"Immigration
practitioners have witnessed major procedural and substantive
modifications to the law on nearly a monthly basis."
Thursday / November 20, 2008
Five Things Every Manager Should Know
by Christopher Thomas, Holland & Hart LLP
The world of immigration law continues to evolve at an unprecedented
pace. Since September 11, 2001, immigration practitioners
have witnessed major procedural and substantive modifications
to the law on nearly a monthly (sometimes daily) basis. This
article will highlight a few of those changes.

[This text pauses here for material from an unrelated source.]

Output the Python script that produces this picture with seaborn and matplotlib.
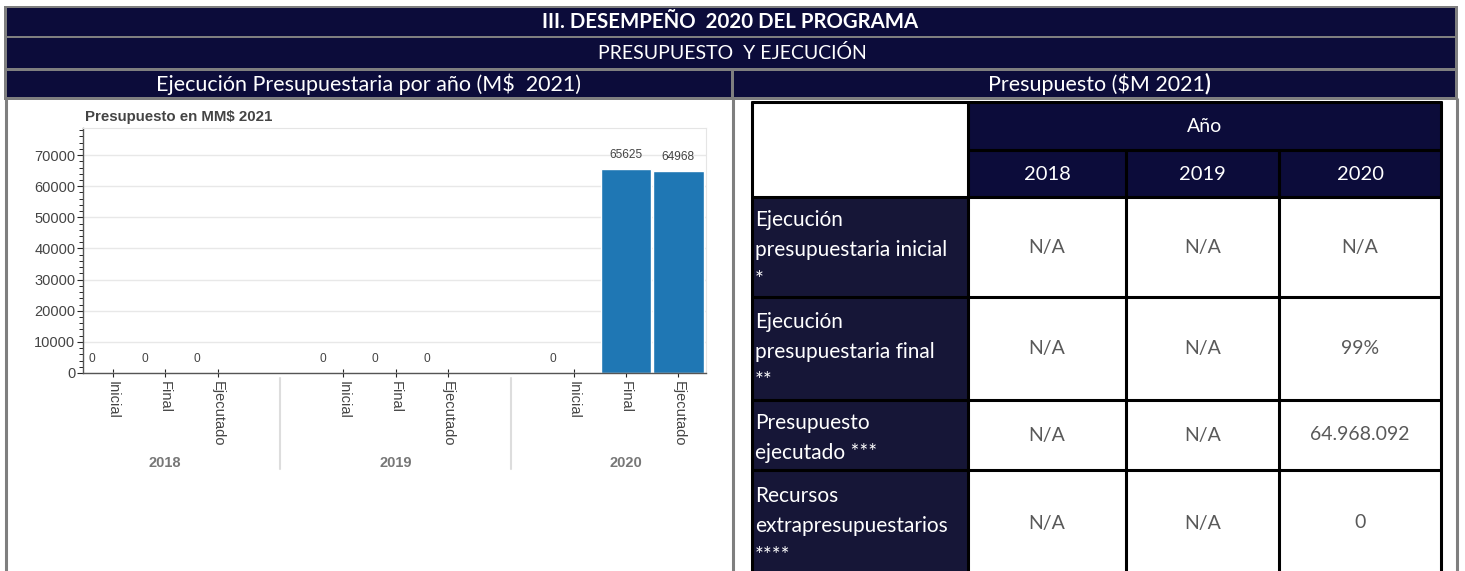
"""
Desempeño 2020 del programa: gráfico de presupuesto por año + tabla resumen
Salida: out.png
"""
import numpy as np
import pandas as pd
import matplotlib
matplotlib.use("Agg")
import matplotlib.pyplot as plt
import matplotlib.transforms as mtransforms
from matplotlib.patches import Rectangle
from matplotlib.ticker import MultipleLocator
import seaborn as sns

# =============================================
# Datos
# =============================================
anios = ["2018", "2019", "2020"]
tipos = ["Inicial", "Final", "Ejecutado"]
montos_2018 = [0, 0, 0]
montos_2019 = [0, 0, 0]
montos_2020 = [0, 65625, 64968]

filas_tabla = [
    "Ejecución\npresupuestaria inicial\n*",
    "Ejecución\npresupuestaria final\n**",
    "Presupuesto\nejecutado ***",
    "Recursos\nextrapresupuestarios\n****",
]
valores_2018 = ["N/A", "N/A", "N/A", "N/A"]
valores_2019 = ["N/A", "N/A", "N/A", "N/A"]
valores_2020 = ["N/A", "99%", "64.968.092", "0"]

titulo = "III. DESEMPEÑO  2020 DEL PROGRAMA"
subtitulo = "PRESUPUESTO  Y EJECUCIÓN"
titulo_grafico = "Ejecución Presupuestaria por año (M$  2021)"
titulo_tabla = "Presupuesto ($M 2021"

# =============================================
# Estilo
# =============================================
sns.set_style("white")
plt.rcParams["font.family"] = ["Lato", "DejaVu Sans"]

NAVY = "#0c0c3a"
NAVY_FILA = "#161637"
GRIS = "#7f7f7f"
AZUL = "#1f77b4"
TXT = "#444444"

W, H = 1465, 571
fig = plt.figure(figsize=(W / 100, H / 100), dpi=100)

# capa de fondo en pixeles (y hacia abajo)
bg = fig.add_axes([0, 0, 1, 1], zorder=0)
bg.set_xlim(0, W)
bg.set_ylim(H, 0)
bg.axis("off")


def rect(x0, y0, x1, y1, color):
    bg.add_patch(Rectangle((x0, y0), x1 - x0, y1 - y0, facecolor=color,
                           edgecolor="none", linewidth=0))


# =============================================
# Encabezado
# =============================================
rect(4, 6, 1458, 100, GRIS)
rect(7, 8, 1455, 35.5, NAVY)
rect(7, 38, 1455, 67.5, NAVY)
rect(7, 71, 731, 97, NAVY)
rect(734, 71, 1455, 97, NAVY)
rect(7, 99.5, 731, 571, "white")
rect(734, 99.5, 1455, 571, "white")
for x in [5.5, 732.5, 1456.5]:
    bg.plot([x, x], [98, H], color=GRIS, lw=2.2, solid_capstyle="butt")

bg.text(730, 22, titulo, color="white", fontsize=14.7, fontweight="bold",
        ha="center", va="center")
bg.text(732, 53, subtitulo, color="white", fontsize=14, ha="center", va="center")
bg.text(369, 84, titulo_grafico, color="white", fontsize=15.5, ha="center", va="center")
t_tabla = bg.text(1096, 84, titulo_tabla, color="white", fontsize=15.5,
                  ha="center", va="center")
bg.annotate(")", xy=(1, 0.5), xycoords=t_tabla, ha="left", va="center",
            color="white", fontsize=15.5, fontweight="bold")

# =============================================
# Tabla
# =============================================
col_x = [752, 968, 1126, 1279, 1441]
fila_y = [102, 150, 197, 297, 400, 470, 576]
valores = [valores_2018, valores_2019, valores_2020]

rect(col_x[0], fila_y[0], col_x[1], fila_y[2], "white")
rect(col_x[1], fila_y[0], col_x[-1], fila_y[1], NAVY)
bg.text((col_x[1] + col_x[-1]) / 2, 126, "Año", color="white", fontsize=14,
        ha="center", va="center")
for j, anio in enumerate(anios):
    rect(col_x[j + 1], fila_y[1], col_x[j + 2], fila_y[2], NAVY)
    bg.text((col_x[j + 1] + col_x[j + 2]) / 2, 174, anio, color="white",
            fontsize=14.5, ha="center", va="center")

for i, fila in enumerate(filas_tabla):
    y0, y1 = fila_y[i + 2], fila_y[i + 3]
    yc = (y0 + y1) / 2
    rect(col_x[0], y0, col_x[1], y1, NAVY_FILA)
    bg.text(col_x[0] + 3, yc + 3, fila, color="white", fontsize=15, ha="left",
            va="center", linespacing=1.62)
    for j in range(len(anios)):
        bg.text((col_x[j + 1] + col_x[j + 2]) / 2, yc, valores[j][i],
                color="#595959", fontsize=14, ha="center", va="center")

# bordes negros
lw_t = 2.2
for x in [col_x[0], col_x[1], col_x[-1]]:
    bg.plot([x, x], [fila_y[0], H], color="black", lw=lw_t)
for x in col_x[2:4]:
    bg.plot([x, x], [fila_y[1], H], color="black", lw=lw_t)
for y in [fila_y[0]] + fila_y[2:6]:
    bg.plot([col_x[0], col_x[-1]], [y, y], color="black", lw=lw_t)
bg.plot([col_x[1], col_x[-1]], [fila_y[1], fila_y[1]], color="black", lw=lw_t)

# =============================================
# Gráfico de barras
# =============================================
montos = [montos_2018, montos_2019, montos_2020]
registros = []
for g, anio in enumerate(anios):
    for k, tipo in enumerate(tipos):
        registros.append({"anio": anio, "tipo": tipo, "monto": montos[g][k],
                          "pos": g * 4.4 + k})
df = pd.DataFrame(registros)

ax = fig.add_axes([83 / W, 1 - 373 / H, (706 - 83) / W, (373 - 128) / H], zorder=1)
sns.barplot(data=df, x="pos", y="monto", native_scale=True, width=0.97,
            color=AZUL, saturation=1, edgecolor="white", linewidth=1,
            errorbar=None, ax=ax)

ax.set_xlim(-0.57, 11.33)
ax.set_ylim(0, 78700)
ax.set_xlabel("")
ax.set_ylabel("")

ax.yaxis.set_major_locator(MultipleLocator(10000))
ax.yaxis.set_minor_locator(MultipleLocator(2000))
ax.set_xticks(df["pos"])
ax.set_xticklabels(df["tipo"], rotation=270, family="Liberation Sans",
                   fontsize=10.5, color=TXT)
for lab in ax.get_yticklabels():
    lab.set_family("Liberation Sans")
ax.tick_params(axis="y", which="major", direction="out", length=4.5, width=0.8,
               labelsize=10.5, labelcolor=TXT, left=True, pad=1)
ax.tick_params(axis="y", which="minor", direction="out", length=2.8, width=0.7, left=True)
ax.tick_params(axis="x", which="major", direction="inout", length=6, width=0.8,
               bottom=True, pad=3)

ax.grid(axis="y", color="#e8e8e8", lw=1)
ax.set_axisbelow(True)
for lado in ["top", "right"]:
    ax.spines[lado].set_color("#e5e5e5")
for lado in ["left", "bottom"]:
    ax.spines[lado].set_color("#555555")
    ax.spines[lado].set_linewidth(1)

# etiquetas de valor
for _, r in df.iterrows():
    dx = 0 if r["monto"] > 0 else -15
    ax.annotate(f"{r['monto']:.0f}", xy=(r["pos"], r["monto"]), xytext=(dx, 10),
                textcoords="offset points", ha="center", va="center",
                fontsize=8.6, color=TXT, family="Liberation Sans")

# etiquetas de grupo y separadores
trans = mtransforms.blended_transform_factory(ax.transData, ax.transAxes)
centros = df.groupby("anio")["pos"].mean()
for anio in anios:
    ax.text(centros[anio], -0.367, anio, transform=trans, ha="center", va="center",
            fontsize=10.5, fontweight="bold", color="#777777", family="Liberation Sans")
for g in range(len(anios) - 1):
    sep = (df["pos"][g * 3 + 2] + df["pos"][(g + 1) * 3]) / 2
    ax.plot([sep, sep], [-0.02, -0.39], transform=trans, color="#dddddd", lw=1.5,
            clip_on=False)

ax.text(0.003, 1.045, "Presupuesto en MM$ 2021", transform=ax.transAxes,
        ha="left", va="center", fontsize=10.8, fontweight="bold", color=TXT,
        family="Liberation Sans")

fig.savefig("out.png", dpi=100)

I. Dissolution of INS/Creation of DHS
The events of September 11 focused the country’s attention
on the shortcomings of the Immigration and Naturalization Service
(INS). The INS failed to track some of the terrorists who
entered the U.S. on student visas but never showed up at their
selected schools. Six months later, to add to the controversy,
the INS mailed approval notices for two of the deceased terrorists
that would have allowed them to extend their visa statuses
and continue their flight training. These failures, along with
a multitude of other problems, led to a universal call for
change.
In response, following several months of debate, President
Bush signed into law The Homeland Security Act of 2002 (PL
107-296), which led to the creation of the Department of Homeland
Security (DHS). The INS was thus disbanded and its functions
were merged into three new divisions within DHS: the United
States Immigration and Customs Enforcement (ICE), the United
States Customs and Border Protection (CBP), and
the United States Citizenship and Immigration Services (CIS).
II. Increased Scrutiny and Policy Changes
In April 2002, just after four Pakistani crewman had unlawfully
obtained visa waivers from a border officer and disappeared
into Virginia, the Commissioner of the former INS testified
before Congress that he had instituted a “zero-tolerance
policy with regard to INS employees who failed to abide by
headquarters-issued policy and field guidance.” This
directive understandably made immigration officers nervous.
Consequently, many began to send Requests for Evidence (RFEs),
a device by which they sought to verify, and often re-verify,
employers' assertions in pending visa petitions and to ensure
that cases were properly adjudicated. As expected, such requests
led to longer processing times and backlogs at the service
centers, leading the CIS to rescind the memorandum eventually
and to permit its officers to begin to exercise at least some
practical discretion.
Despite the rescission of the “zero tolerance” policy,
the negative, almost hostile, culture continued at CIS service
centers. In light of the growing backlogs, the CIS decided
to formulate yet another novel policy. Under this policy, rather
than send RFEs to clarify issues in cases, Associate Director
William Yates issued a policy memorandum that authorized CIS
officers to deny petitions without RFEs. Though Mr. Yates attempted
to limit the situations in which such denials could occur,
many CIS officers seemed to be incapable of interpreting the
instructions in the memorandum. As a foreseeable consequence,
petitions that clearly met the requisite legal standards began
to be denied outright, leading to a flood of angry appeals
and unprecedented backlogs at the appellate unit at CIS.
Eventually, with the realization that the “denial without
RFE” memorandum was also a clear failure (and, incidentally,
directly contrary to published regulations), Mr. Yates issued
a new policy memorandum, rescinding the earlier memorandum
and seeking to reestablish compliance with previously published
immigration law. In this most recent policy memorandum, Mr.
Yates reminded adjudicating officers that the standard to be
met in immigration petitions is “preponderance of the
evidence” (meaning that the matter asserted is more
likely than not to be true), and that they should not impose
the standard of “beyond a reasonable doubt.” Interestingly,
since the publication of this memorandum, immigration practitioners
around the country report that the world of immigration is
beginning to return to a more practical, hospitable environment.
III. New Developments with the H-1B visa
A variety of employment-based visas are available for employers
to bring employees to the U.S. To obtain a nonimmigrant visa,
an employer generally, with several exceptions, must submit
a petition for nonimmigrant visa status on behalf of its prospective
employee at a regional service center of the CIS. Thereafter,
if the employee is outside of the U.S. (unless the employee
is Canadian), the employee will need to apply to obtain a visa
in his or
her passport through a U.S. Embassy or Consulate abroad.
Perhaps the most known, and maligned visa category is the
H-1B. Employers have routinely relied upon the H-1B visa to
bring professional-level employees (i.e., employees with at
least a BS degree or equivalent experience in a specific specialty)
to the United States to fill specialized occupations. Unfortunately,
the H-1B category (with the exception of university employees),
as of October 1, 2003, is now subject to an annual cap of 65,000
(as opposed to the previous cap of 195,000) for each fiscal
year (running from October 1 to September 30). Last year, as
a consequence of a mad rush by employers to secure their professional
workforces, the H-1B visas were gobbled up by mid-October.